Item 5. Interest in Securities of the Issuer
(a) | As of the close of business on January 3, 2020, the Reporting Persons beneficially owned 766,172 shares of Common Stock(1), representing 5.9% of the outstanding Common Stock.
Of those securities, In-Room Retail beneficially owned 80,000 shares of Common Stock, representing 0.61% of the total Common Stock.
Mr. Kerby is the Manager of In-Room Retail. By virtue of this relationship, Mr. Kerby is deemed to beneficially own the securities beneficially owned by In-Room Retail.
The percentage of ownership described above is based on 13,039,339 shares of Common Stock outstanding as of January 3, 2020, as confirmed by the Issuer’s transfer agent. |
(b) | Mr. Kerby may be deemed to have shared power with In-Room Retail, to vote and dispose of the securities reported in this Schedule 13D beneficially owned by In-Room Retail. |
(c) | See Item 3, above. |
(d) | No other person has the right to receive or the power to direct the receipt of dividends from or the proceeds from the sale of the securities beneficially owned by the Reporting Persons. |
(e) | N/A. |
(1) Includes shares of Common Stock issuable upon exercise of the Warrants.
SIGNATURES
After reasonable inquiry and to the best of my knowledge and belief, I certify that the information set forth in this statement is true, complete and correct.

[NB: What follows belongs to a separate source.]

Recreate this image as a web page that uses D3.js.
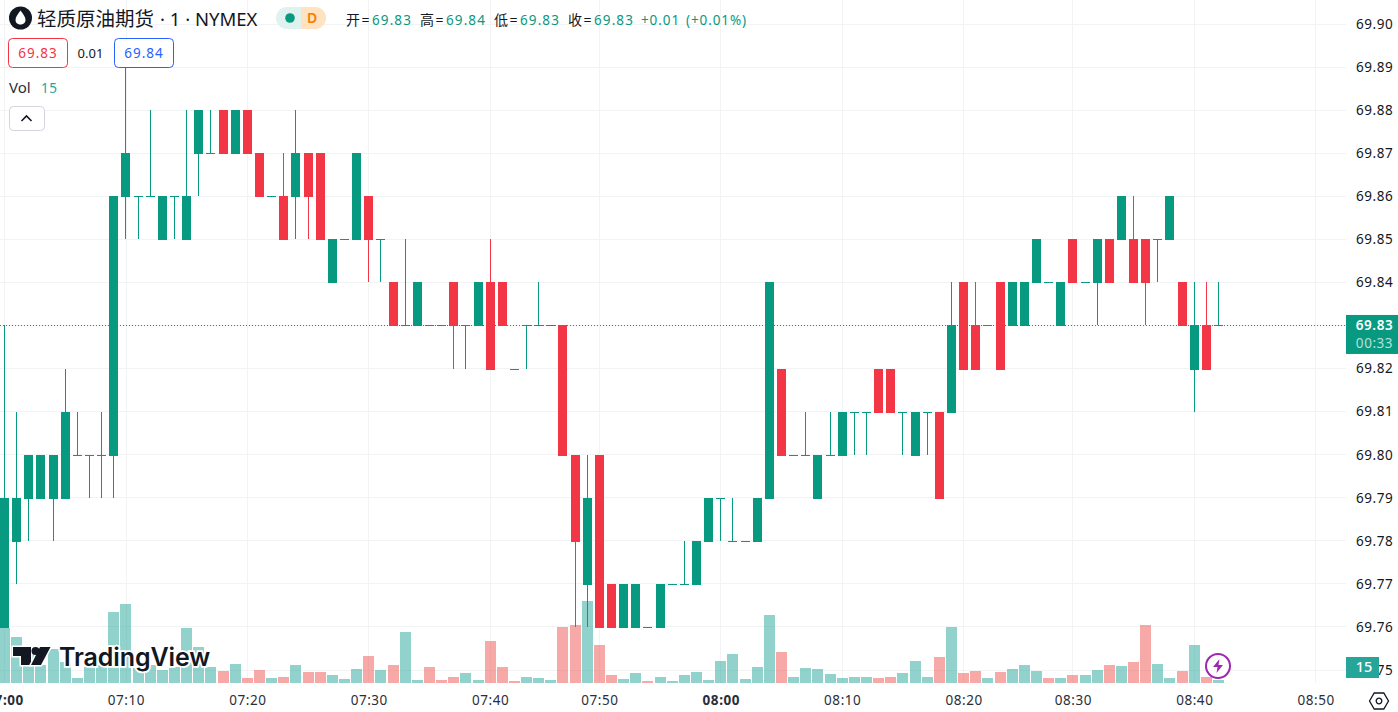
<!DOCTYPE html>
<html>
<head>
<meta charset="utf-8">
<script src="https://cdn.jsdelivr.net/npm/d3@7"></script>
<style>
  html, body { margin: 0; padding: 0; background: #fff; overflow: hidden; }
  svg { display: block; }
  text { font-family: "Noto Sans", "Noto Sans CJK SC", sans-serif; }
</style>
</head>
<body>
<script>
var opens = [69.76,69.78,69.79,69.79,69.79,69.79,69.80,69.80,69.80,69.80,69.86,69.86,69.86,69.85,69.86,69.85,69.87,69.87,69.88,69.87,69.88,69.87,69.86,69.86,69.86,69.87,69.87,69.84,69.85,69.85,69.86,69.85,69.84,
  69.83,69.83,69.83,69.83,69.84,69.83,69.83,69.84,69.84,69.82,69.83,69.83,69.83,69.83,69.80,69.77,69.80,69.77,69.76,69.76,69.76,69.76,69.77,69.77,69.77,69.78,69.79,69.78,69.78,69.78,69.79,69.82,69.80,
  69.80,69.79,69.80,69.80,69.81,69.81,69.82,69.82,69.81,69.80,69.81,69.81,69.81,69.84,69.83,69.83,69.84,69.83,69.83,69.84,69.84,69.83,69.85,69.84,69.84,69.85,69.85,69.85,69.85,69.85,69.85,69.84,69.82,69.83,69.83];
var closes = [69.79,69.79,69.80,69.80,69.80,69.81,69.80,69.80,69.80,69.86,69.87,69.86,69.86,69.86,69.86,69.86,69.88,69.87,69.87,69.88,69.87,69.86,69.86,69.85,69.87,69.86,69.85,69.85,69.85,69.87,69.85,69.85,69.83,
  69.83,69.84,69.83,69.83,69.83,69.83,69.84,69.82,69.83,69.82,69.83,69.83,69.83,69.80,69.78,69.79,69.76,69.76,69.77,69.77,69.76,69.77,69.77,69.77,69.78,69.79,69.79,69.78,69.78,69.79,69.84,69.80,69.80,
  69.80,69.80,69.80,69.81,69.81,69.81,69.81,69.81,69.81,69.81,69.81,69.79,69.83,69.82,69.82,69.83,69.82,69.84,69.84,69.85,69.84,69.84,69.84,69.84,69.85,69.84,69.86,69.84,69.84,69.85,69.86,69.83,69.83,69.82,69.83];
var highs = [69.83,69.81,69.80,69.80,69.80,69.82,69.81,69.80,69.81,69.86,69.89,69.86,69.88,69.86,69.86,69.88,69.88,69.88,69.88,69.88,69.88,69.87,69.86,69.87,69.88,69.87,69.87,69.85,69.85,69.87,69.86,69.85,69.84,
  69.85,69.84,69.83,69.83,69.84,69.83,69.84,69.85,69.84,69.82,69.83,69.84,69.83,69.83,69.80,69.80,69.80,69.77,69.77,69.77,69.76,69.77,69.77,69.78,69.78,69.79,69.79,69.79,69.78,69.79,69.84,69.82,69.80,
  69.81,69.80,69.81,69.81,69.81,69.81,69.82,69.82,69.81,69.81,69.81,69.81,69.84,69.84,69.84,69.83,69.84,69.84,69.84,69.85,69.84,69.84,69.85,69.84,69.85,69.85,69.86,69.86,69.85,69.85,69.86,69.84,69.84,69.84,69.84];
var lows = [69.76,69.77,69.78,69.79,69.78,69.79,69.80,69.79,69.79,69.79,69.85,69.85,69.86,69.85,69.85,69.85,69.86,69.87,69.87,69.87,69.87,69.86,69.86,69.85,69.85,69.85,69.85,69.84,69.85,69.85,69.84,69.84,69.83,
  69.83,69.83,69.83,69.83,69.82,69.82,69.83,69.82,69.83,69.82,69.82,69.83,69.83,69.80,69.76,69.76,69.76,69.76,69.76,69.76,69.76,69.76,69.77,69.77,69.77,69.78,69.78,69.78,69.78,69.78,69.79,69.80,69.80,
  69.80,69.79,69.80,69.80,69.80,69.80,69.81,69.81,69.80,69.80,69.80,69.79,69.81,69.82,69.82,69.83,69.82,69.83,69.83,69.84,69.84,69.83,69.84,69.84,69.83,69.84,69.85,69.84,69.83,69.84,69.85,69.83,69.81,69.82,69.83];
var volumes = [275,230,145,90,170,105,25,80,90,355,395,75,90,65,80,275,180,80,60,95,25,65,25,30,90,55,55,40,20,70,135,65,90,
  255,15,80,15,30,50,15,210,80,10,30,25,15,280,290,410,190,40,20,50,10,30,10,40,55,15,110,145,20,80,340,155,30,
  75,70,45,25,30,30,25,30,50,110,30,130,280,50,60,25,55,70,90,60,25,25,40,40,65,90,85,105,290,95,25,60,190,30,15];
var redVolumes = [18,20,21,23,25,26,30,32,35,36,37,40,41,42,46,47,49,50,53,64,72,73,77,79,80,82,86,88,91,93,94,97,99];

var priceTicks = [69.90,69.89,69.88,69.87,69.86,69.85,69.84,69.83,69.82,69.81,69.80,69.79,69.78,69.77,69.76,69.75];
var timeIndex = [0,10,20,30,40,49,59,69,79,88,98,108];
var timeLabels = ['07:00','07:10','07:20','07:30','07:40','07:50','08:00','08:10','08:20','08:30','08:40','08:50'];
var boldLabels = ['07:00','08:00'];
var lastPrice = 69.83;

var GREEN = '#089981', RED = '#f23645', TEAL = '#26a69a', VOLRED = '#ef5350', GRID = '#f2f3f5', INK = '#131722';

var width = 1398, height = 712, plotRight = 1346, plotBottom = 683;

var svg = d3.select('body').append('svg')
  .attr('width', width)
  .attr('height', height);

var x = d3.scaleLinear().domain([0, 100]).range([4.55, 1218.55]);
var y = d3.scaleLinear().domain([69.75, 69.90]).range([670, 24]);
var v = d3.scaleLinear().domain([0, 410]).range([plotBottom, plotBottom - 82]);

svg.append('defs').append('clipPath').attr('id', 'plot')
  .append('rect').attr('width', plotRight).attr('height', plotBottom);

// grid
var grid = svg.append('g');
grid.selectAll('.h').data(priceTicks).enter().append('line')
  .attr('x1', 0).attr('x2', plotRight)
  .attr('y1', function(d) { return Math.floor(y(d)) + 0.5; })
  .attr('y2', function(d) { return Math.floor(y(d)) + 0.5; })
  .attr('stroke', GRID);
grid.selectAll('.v').data(timeIndex).enter().append('line')
  .attr('y1', 0).attr('y2', plotBottom)
  .attr('x1', function(d) { return Math.floor(x(d) + 0.1) + 0.5; })
  .attr('x2', function(d) { return Math.floor(x(d) + 0.1) + 0.5; })
  .attr('stroke', GRID);

var plot = svg.append('g').attr('clip-path', 'url(#plot)');

// volume
plot.selectAll('.vol').data(volumes).enter().append('rect')
  .attr('x', function(d, i) { return Math.round(x(i) - 4.5) - 1; })
  .attr('width', 11)
  .attr('y', function(d) { return v(d); })
  .attr('height', function(d) { return plotBottom - v(d); })
  .attr('fill', function(d, i) { return redVolumes.indexOf(i) >= 0 ? VOLRED : TEAL; })
  .attr('fill-opacity', 0.5);

// last price line
plot.append('line')
  .attr('x1', 0).attr('x2', plotRight)
  .attr('y1', Math.floor(y(lastPrice)) + 0.5).attr('y2', Math.floor(y(lastPrice)) + 0.5)
  .attr('stroke', GREEN)
  .attr('stroke-dasharray', '1 2');

// candles
function candleColor(i) { return closes[i] >= opens[i] ? GREEN : RED; }

plot.selectAll('.wick').data(opens).enter().append('rect')
  .attr('x', function(d, i) { return Math.round(x(i) - 4.5) + 4; })
  .attr('width', 1)
  .attr('y', function(d, i) { return Math.round(y(highs[i])); })
  .attr('height', function(d, i) { return Math.round(y(lows[i])) - Math.round(y(highs[i])); })
  .attr('fill', function(d, i) { return candleColor(i); });

plot.selectAll('.body').data(opens).enter().append('rect')
  .attr('x', function(d, i) { return Math.round(x(i) - 4.5); })
  .attr('width', 9)
  .attr('y', function(d, i) { return Math.round(y(Math.max(opens[i], closes[i]))); })
  .attr('height', function(d, i) {
    return Math.max(1, Math.round(y(Math.min(opens[i], closes[i]))) - Math.round(y(Math.max(opens[i], closes[i]))) + 1);
  })
  .attr('fill', function(d, i) { return candleColor(i); });

// axes
var yAxis = d3.axisRight(y).tickValues(priceTicks).tickFormat(d3.format('.2f')).tickSize(0).tickPadding(0);
var yg = svg.append('g').attr('transform', 'translate(1356,-0.5)').call(yAxis);
yg.select('.domain').remove();
yg.selectAll('text').attr('font-size', 13.5).attr('fill', INK).style('letter-spacing', '0.55px')
  .attr('dy', '0.36em');

var xAxis = d3.axisBottom(x).tickValues(timeIndex)
  .tickFormat(function(d, i) { return timeLabels[i]; }).tickSize(0).tickPadding(0);
var xg = svg.append('g').attr('transform', 'translate(0,695)').call(xAxis);
xg.select('.domain').remove();
xg.selectAll('text').attr('font-size', 13.5).attr('fill', '#2a2e39').style('letter-spacing', '0.55px')
  .attr('dy', '0.71em')
  .attr('font-weight', function(d, i) { return boldLabels.indexOf(timeLabels[i]) >= 0 ? 700 : 400; });

// volume badge sits over the 69.75 tick
svg.append('rect').attr('x', 1346).attr('y', y(69.75) - 13).attr('width', 33).attr('height', 21).attr('fill', TEAL);
svg.append('text').attr('x', 1364).attr('y', y(69.75) + 2).attr('text-anchor', 'middle')
  .attr('font-size', 14.5).attr('font-weight', 500).attr('fill', '#fff').text(volumes[100]);

// last price label
svg.append('rect').attr('x', 1346).attr('y', y(lastPrice) - 10.5).attr('width', 52).attr('height', 39).attr('fill', GREEN);
svg.append('text').attr('x', 1374.5).attr('y', y(lastPrice) + 5).attr('text-anchor', 'middle')
  .attr('font-size', 13.5).attr('font-weight', 600).attr('fill', '#fff').style('letter-spacing', '0.55px').text('69.83');
svg.append('text').attr('x', 1374.5).attr('y', y(lastPrice) + 23).attr('text-anchor', 'middle')
  .attr('font-size', 13.5).attr('fill', '#b5e0d9').style('letter-spacing', '0.55px').text('00:33');

// settings hexagon
var hex = svg.append('g').attr('transform', 'translate(1379,701)').attr('fill', 'none').attr('stroke', INK).attr('stroke-width', 1.3);
hex.append('path').attr('d', 'M-9.5 0L-4.8 -8L4.8 -8L9.5 0L4.8 8L-4.8 8Z');
hex.append('circle').attr('r', 2.8);

// header
svg.append('circle').attr('cx', 20.5).attr('cy', 18).attr('r', 11.5).attr('fill', INK);
svg.append('path').attr('d', 'M20.5 10.5C23.5 14.5 25.5 17 25.5 20C25.5 23 23 24.5 20.5 24.5C18 24.5 15.5 23 15.5 20C15.5 17 17.5 14.5 20.5 10.5Z').attr('fill', '#fff');

svg.append('text').attr('x', 37).attr('y', 26).attr('font-size', 19.5).attr('fill', INK).text('轻质原油期货');
svg.append('text').attr('x', 160).attr('y', 26).attr('font-size', 18.5).attr('fill', INK).text('· 1 · NYMEX');

// status pill
svg.append('path').attr('d', 'M301 7H287a11 11 0 0 0 0 22H301Z').attr('fill', '#dff2ef');
svg.append('path').attr('d', 'M301 7H315a11 11 0 0 1 0 22H301Z').attr('fill', '#ffe2bf');
svg.append('circle').attr('cx', 290).attr('cy', 18).attr('r', 4.8).attr('fill', GREEN);
svg.append('text').attr('x', 312).attr('y', 23).attr('text-anchor', 'middle').attr('font-size', 14).attr('font-weight', 600).attr('fill', '#f57c00').text('D');

// OHLC row
var ohlcLabels = ['开=', '高=', '低=', '收='];
var ohlcValues = ['69.83', '69.84', '69.83', '69.83'];
var ohlcX = [346, 420, 494, 568];
ohlcLabels.forEach(function(d, i) {
  svg.append('text').attr('x', ohlcX[i]).attr('y', 25).attr('font-size', 14).attr('fill', INK)
    .style('letter-spacing', '1.5px').text(d);
  svg.append('text').attr('x', ohlcX[i] + 26).attr('y', 25).attr('font-size', 13.5).attr('fill', GREEN)
    .style('letter-spacing', '1.1px').text(ohlcValues[i]);
});
svg.append('text').attr('x', 641).attr('y', 25).attr('font-size', 13.5).attr('fill', GREEN)
  .style('letter-spacing', '0.9px').text('+0.01');
svg.append('text').attr('x', 686).attr('y', 25).attr('font-size', 13.5).attr('fill', GREEN)
  .style('letter-spacing', '0.9px').text('(+0.01%)');

// bid / ask boxes
function priceBox(bx, color, label) {
  svg.append('rect').attr('x', bx + 0.5).attr('y', 38.5).attr('width', 59).attr('height', 29).attr('rx', 4)
    .attr('fill', '#fff').attr('stroke', color);
  svg.append('text').attr('x', bx + 30).attr('y', 58).attr('text-anchor', 'middle').attr('font-size', 13.5)
    .attr('fill', color).style('letter-spacing', '1px').text(label);
}
priceBox(8, RED, '69.83');
svg.append('text').attr('x', 90.5).attr('y', 58).attr('text-anchor', 'middle').attr('font-size', 13).attr('fill', INK).text('0.01');
priceBox(114, '#2962ff', '69.84');

// volume legend
svg.append('text').attr('x', 9).attr('y', 93).attr('font-size', 15).attr('fill', '#2a2e39').text('Vol');
svg.append('text').attr('x', 41).attr('y', 93).attr('font-size', 13.5).attr('fill', TEAL).style('letter-spacing', '0.55px').text(volumes[100]);
svg.append('rect').attr('x', 9.5).attr('y', 106.5).attr('width', 35).attr('height', 24).attr('rx', 4)
  .attr('fill', '#fff').attr('stroke', '#d1d4dc');
svg.append('path').attr('d', 'M21.5 121L26.5 116L31.5 121').attr('fill', 'none').attr('stroke', INK).attr('stroke-width', 1.6);

// watermark
var logo = svg.append('g');
var logoParts = [
  'M13 647H31V665H21V656H13Z',
  'M40 647H50.5L41 665H31Z'
];
logo.selectAll('path').data(logoParts).enter().append('path').attr('d', function(d) { return d; })
  .attr('fill', INK).attr('stroke', '#fff').attr('stroke-width', 3).style('paint-order', 'stroke');
logo.append('circle').attr('cx', 35.5).attr('cy', 651).attr('r', 4).attr('fill', INK);
logo.append('text').attr('x', 59).attr('y', 666).attr('font-size', 25).attr('font-weight', 600)
  .attr('fill', INK).attr('stroke', '#fff').attr('stroke-width', 3.5).style('paint-order', 'stroke')
  .style('font-family', 'Inter, sans-serif').style('letter-spacing', '-0.1px').text('TradingView');

// lightning marker
var bolt = svg.append('g').attr('transform', 'translate(1218,666)');
bolt.append('circle').attr('r', 12).attr('fill', '#fff').attr('fill-opacity', 0.7).attr('stroke', '#9c27b0').attr('stroke-width', 2);
bolt.append('path').attr('d', 'M1.5 -7L-5 1H-0.5L-1.5 7L5 -1H0.5Z').attr('fill', '#9c27b0');
</script>
</body>
</html>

Dated: | January 14, 2020 | ||
By: | /s/ William Kerby | ||
William Kerby |
CUSIP No. 609011200
In-Room Retail Systems LLC | ||
/s/ William Kerby | ||
William Kerby Manager |
The original statement shall be signed by each person on whose behalf the statement is filed or his authorized representative. If the statement is signed on behalf of a person by his authorized representative (other than an executive officer or general partner of the filing person), evidence of the representative’s authority to sign on behalf of such person shall be filed with the statement: provided, however, that a power of attorney for this purpose which is already on file with the Commission may be incorporated by reference. The name and any title of each person who signs the statement shall be typed or printed beneath his signature.